Fewer EIS Documents, But Closer Scrutiny
The number of environmental impact statements filed by federal agencies has fallen drastically since NEPA’s inception — from 5,834 in 1970-72 to 557 in 2007. This drop is most likely due to the shrinking number of infrastructure projects (a significant portion of NEPA cases) and to the impact of a 1978 executive order from President Jimmy Carter clarifying that only projects with significant potential impacts had to undergo a full EIS. Less impactful projects could be designated for a Categorical Exclusion from a full EIS, while others could undergo a less rigorous Environmental Assessment (EA). But while the number of EIS documents is down, their scope — and the specialized knowledge it takes to navigate them – has ballooned. When NEPA was conceived, EIS documents were expected to be around 75 pages long. They now routinely run into the hundreds, and even thousands, of pages, requiring layers of scoping, teams of staff specialists and outside consultants, as well as intensive public comment management. With a smaller pool of EIS documents and unprecedented public demands for transparency, it’s more crucial than ever that agencies undergoing an EIS rely on innovation to meet the exhaustive demands of the process and ensure compliance with its ever-increasing standards.
NEPA: An American Environmental Franchise
Like any blockbuster that moves the cultural needle, NEPA was bound to spawn a spin-off or two. Sure enough, it wasn’t long before dozens of states began creating their own environmental laws – known as SEPAs – that mirrored NEPA and ensured states had a say in the process as well. It’s a pretty understandable reaction. After all, if the federal government was gonna play environmental referee in their backyard — so the thinking at the state level went — they were darn well going to join the officiating crew too.
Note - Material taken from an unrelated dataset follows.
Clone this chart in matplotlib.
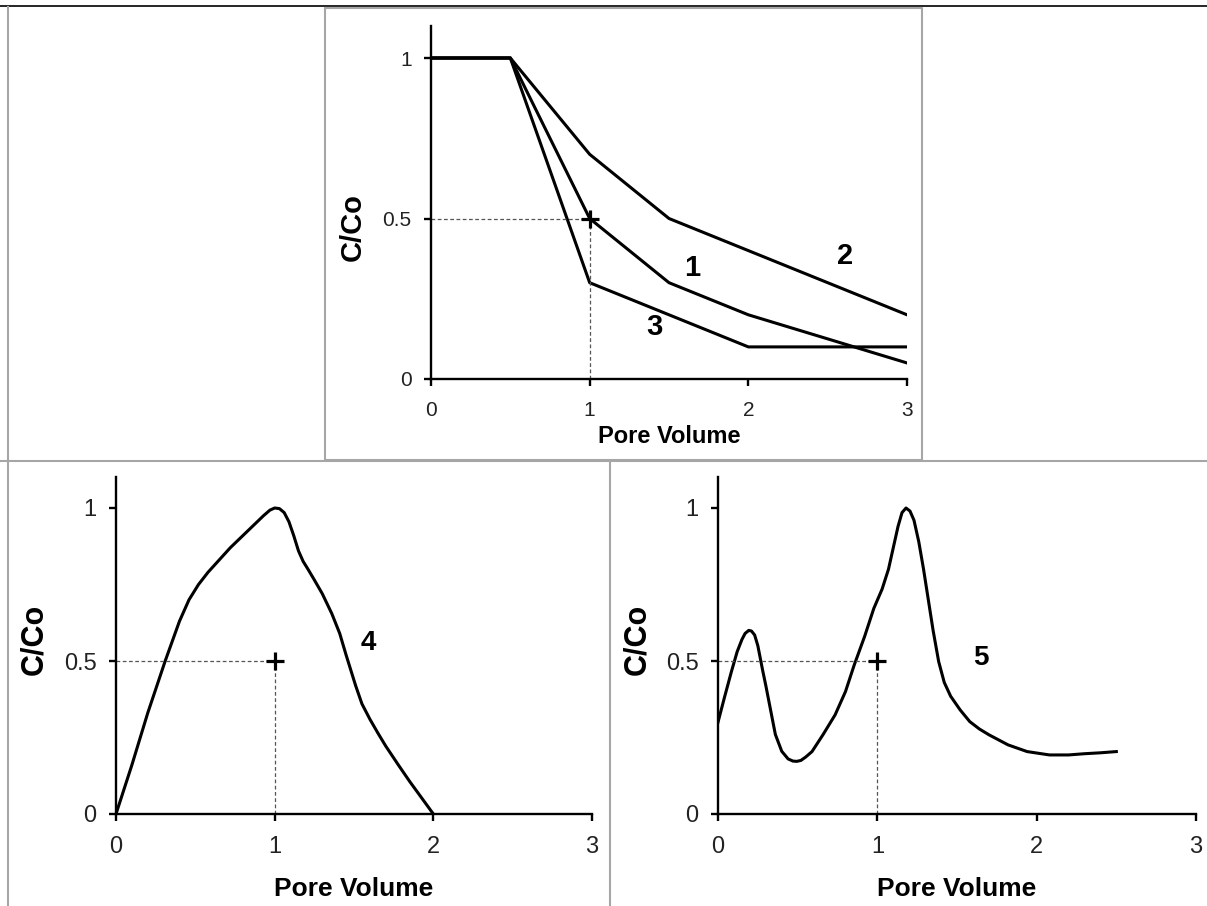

These SEPAs either added an additional layer to the NEPA process or took over when a project didn’t rise to the conditions needed to trigger NEPA. Thirty-two states now have laws that more or less replicate NEPA — from the California Environmental Quality Act (CEQA) to the Massachusetts Environmental Policy Act (MEPA) to New York’s State Environmental Quality Review Act (SEQRA). In addition, more than 160 countries have enacted their own NEPA programs, making NEPA the greatest environmental export in our country’s history. Take that, Star Wars!